Karl Tatgenhorst karlt at uchicago.edu
Fri Apr 13 11:17:42 EDT 2007


   I do similar things and it can be done in one pass. You can do it in RAM or
if it is large enough you might database it first and then do analysis against the db.

Here is a non databased walkthrough:

First set a couple of variables:


$office1 = "192.168.1."
%ofc1 = ()
$office2 = "192.168.2."
%ofc2 = ()
$datacenter1 = "172.16.10."
%dc1 = ()
$datacenter2 = "172.16.20."
%dc2 = ()

my @arg_line = ()

while (<>) {
  @arg_line = split(~/\|/,$_)
  # This arrays structure will be dependant on how you set up your argus query
  # determine which (src or dst) is your local
  # determine what the other is sourced or destined to
  # for purpose of example we will say that office1 is local and this is destined to datacenter1
  # in reality you would have a switch statement with regexs to determine which it is
  $dc1{ $srcaddr.$dstaddr } = @arg_line
  # this is a hash of arrays the array contains all the argus fields
}

# if you do keys on each of these arrays each number will be the number of flows for that bucket
# add those numbers for total  and do the stats on that. Also you can unwind the hashes and pull
# pkt counts and byte counts and do that math as well


Sorry this is only skeleton code, but you should be able to make it work.

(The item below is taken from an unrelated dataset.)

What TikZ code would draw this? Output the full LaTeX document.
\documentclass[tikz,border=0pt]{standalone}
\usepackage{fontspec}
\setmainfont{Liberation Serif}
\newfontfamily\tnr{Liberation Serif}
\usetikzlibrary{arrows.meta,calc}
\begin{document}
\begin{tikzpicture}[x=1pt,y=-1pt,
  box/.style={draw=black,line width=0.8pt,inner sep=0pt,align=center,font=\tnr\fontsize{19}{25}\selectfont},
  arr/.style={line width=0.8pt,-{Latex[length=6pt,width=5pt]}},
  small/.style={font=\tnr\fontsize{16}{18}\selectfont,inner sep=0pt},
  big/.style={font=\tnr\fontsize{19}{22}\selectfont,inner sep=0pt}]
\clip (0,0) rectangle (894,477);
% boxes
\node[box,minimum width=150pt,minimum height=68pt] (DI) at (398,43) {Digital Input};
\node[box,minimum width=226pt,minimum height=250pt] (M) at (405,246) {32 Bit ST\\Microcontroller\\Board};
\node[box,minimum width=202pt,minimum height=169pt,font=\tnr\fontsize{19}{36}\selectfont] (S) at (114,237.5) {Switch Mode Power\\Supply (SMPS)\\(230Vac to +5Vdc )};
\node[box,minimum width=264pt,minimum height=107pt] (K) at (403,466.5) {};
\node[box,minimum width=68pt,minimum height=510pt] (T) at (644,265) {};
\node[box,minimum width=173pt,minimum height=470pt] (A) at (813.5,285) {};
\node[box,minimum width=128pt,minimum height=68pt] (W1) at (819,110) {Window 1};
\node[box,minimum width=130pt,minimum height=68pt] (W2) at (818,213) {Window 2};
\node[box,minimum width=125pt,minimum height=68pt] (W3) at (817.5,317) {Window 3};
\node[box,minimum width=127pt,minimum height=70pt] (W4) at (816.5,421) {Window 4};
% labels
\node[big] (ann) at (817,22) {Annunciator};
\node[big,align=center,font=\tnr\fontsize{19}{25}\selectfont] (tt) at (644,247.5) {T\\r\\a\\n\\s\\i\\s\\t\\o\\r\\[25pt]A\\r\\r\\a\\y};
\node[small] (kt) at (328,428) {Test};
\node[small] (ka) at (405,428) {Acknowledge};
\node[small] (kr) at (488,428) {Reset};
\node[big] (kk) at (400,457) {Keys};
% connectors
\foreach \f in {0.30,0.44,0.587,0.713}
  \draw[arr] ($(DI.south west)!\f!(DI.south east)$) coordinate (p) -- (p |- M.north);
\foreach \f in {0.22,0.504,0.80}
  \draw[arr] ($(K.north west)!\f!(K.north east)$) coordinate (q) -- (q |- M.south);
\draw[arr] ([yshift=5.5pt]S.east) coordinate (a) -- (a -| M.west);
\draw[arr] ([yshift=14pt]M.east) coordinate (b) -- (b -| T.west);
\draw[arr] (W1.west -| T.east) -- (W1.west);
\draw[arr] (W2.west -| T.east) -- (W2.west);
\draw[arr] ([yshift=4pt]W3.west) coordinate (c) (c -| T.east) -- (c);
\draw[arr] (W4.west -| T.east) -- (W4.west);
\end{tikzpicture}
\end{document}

Oops, BTW I did the split based on a pipe as the delimiter. Pipe | is my favorite delim as it rarely
shows up in the packet captures. You can set that by adding -c"|" to your argus (ra) command.


Karl


On Thu, Apr 12, 2007 at 01:03:28PM -0700 toddmichael said:
> Just started working with Argus after reading about it in Richard Bejtlich's
> Tao of NSM book.  He's right - this tool is fantastic!  To get me started I
> am running argus on a span port to gather everything I need.  At this point,
> my plan is to let it run for about a week for the purpose of gathering some
> statistics regarding Internet usage.  I have an Internet pipe that is used
> for standard Internet usage and also for inter-office vpn connectivity.  I'm
> trying to generate a report which shows the percentage of our Internet
> traffic which is to/from:
> 
> office1
> office2
> datacenter1
> datacenter2
> all other
> 
> so I can report to management on how much is inter-office VPN vs all-other.
> I know I can do this using racount with perl or shell, but it requires many
> passes over the same file ( i.e. using filter of -t -24h net 192.168.x.x to
> find out traffic to/from 192.168.x.x in the past 24 hours) which is quite
> large and thus would be pretty inefficient.  Before going this route I'm
> wondering if there's a way to gather this info in a more efficient way
> (using 1 or 2 passes rather than 5+) using either racount or the numerous
> other utilities.  I appreciate your guidance.